Joshua Bell en Montevideo.
Por Eduardo Roland.
Se sabía de antemano que la actuación de Joshua Bell & The Academy of St Martin in the Fields del pasado 5 de setiembre sería el mayor acontecimiento del año en materia de música culta o académica en Uruguay. Y lo sucedido en el auditorio del Sodre simplemente se encargó de confirmarlo.
En el reducido espacio que disponemos intentaremos condensar los aspectos más relevantes de este concierto, el cuarto de los ocho que conforman la Temporada 2022 del Centro Cultural de Música, institución que está cumpliendo nada menos que ochenta años de fructífera existencia.

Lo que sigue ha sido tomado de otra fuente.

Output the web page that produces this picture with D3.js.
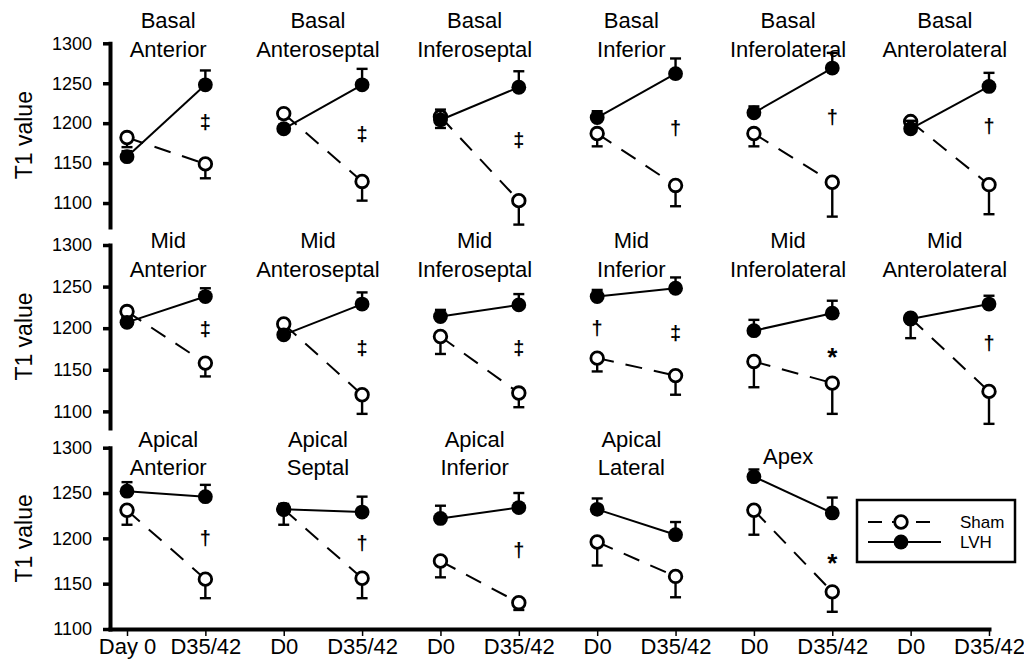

Al observar el repertorio que haría en Montevideo esta famosa orquesta londinense, fundada por Sir Neville Marriner en 1958, lo primero que llamó la atención –más allá de que no sea estricta novedad– es que estuviera compuesto por música del período romántico, en tanto durante la mayor parte de su larga trayectoria, La Academia San Martín en los Campos fue sinónimo de música barroca. Pero además, la confección del programa reproducía el esquema más tradicional de los conciertos sinfónicos: la primera parte con una pieza instrumental breve seguida de un concierto para solista y orquesta; y la segunda, íntegramente abarcada por una sinfonía. La fórmula fue Beethoven-Tchaikovski-Beethoven: más “clásica” y menos innovadora, imposible. Claro que en estas lides, el disfrute justamente reside sobre todo en escuchar cómo una orquesta interpreta obras que ya hemos escuchados decenas de veces. Y he aquí una de las grandes interrogantes previas: ¿cómo sonaría la Obertura de Egmont o la Séptima sinfonía tocada por una orquesta de tan solo 45 integrantes?
Aunque parezca una hipérbole, la pregunta ya fue respondida en la primera nota (una redonda) con que se abre la obertura inspirada en un texto de Goethe. Fue impactante escuchar la perfección de afinación, la calidad de la emisión del sonido, el refinado empaste en una sola nota, que además fue creciendo en los pocos segundos que duró el unísono de cuerdas y maderas. Esa primera sonoridad que inundó el aire de la gran sala nos adelantaba todo lo que vendría; esto es, la maravillosa performance de una orquesta que por algo es de las más celebradas del mundo. Recordé de inmediato una frase con la que un catedrático “provocaba” a sus estudiantes universitarios en el inicio de sus cursos de literatura: “lo que más emociona de un buen poema es la técnica”. Claro que –por suerte– este concepto no es del todo cierto, sin embargo es un gran verdad.
Y esta verdad aplica maravillosamente a ese fuera de serie llamado Joshua Bell (Bloomington, 1967), quien además dirigió la orquesta desde su puesto de concertino (o de solista, en el caso del concierto de Tchaikovski). Conocedor del insuperable virtuosismo de Bell, el público melómano esperaba con expectativa su desempeño como solista en el Concierto para violín y orquesta, que durante los tiempos de Tchaikovski cobró fama de ser imposible de interpretar por su complejidad. Pues sobra decir que Bell, con esa energía corporal que despliega al tocar, fue arrasador. En la extensa cadencia –o solo– final del primer movimiento, el músico estadounidense demostró que puede hacer lo que quiera con su instrumento. El solo –seguramente inolvidable para muchos– fue un compendio de todas las posibilidades sonoras que se pueden extraer de un violín, y más cuando es un Stradivarius de pura cepa. Fue tal el impacto, seguido del enfático e inspirado final del primer movimiento, que buena parte del público aplaudió vigorosamente, contraviniendo esa preceptiva tradicional que indica no aplaudir en medio de la ejecución de una obra, sino cuando haya terminado (no importa cuántos movimientos sean). Bell, en un gesto de empatía y generosidad, sonrió agradecido y saludó al público, como minimizando que ese aplauso a destiempo denotaba falta de cultura en materia de música académica.
La Séptima de Beethoven cerró una noche para el mejor recuerdo, caracterizada por un repertorio de impronta optimista emanada de melodías y armonías luminosas (a excepción de la belleza algo sombría del allegretto de la sinfonía) y ritmos que, por momentos, parecen haber sido concebidos para ser bailados.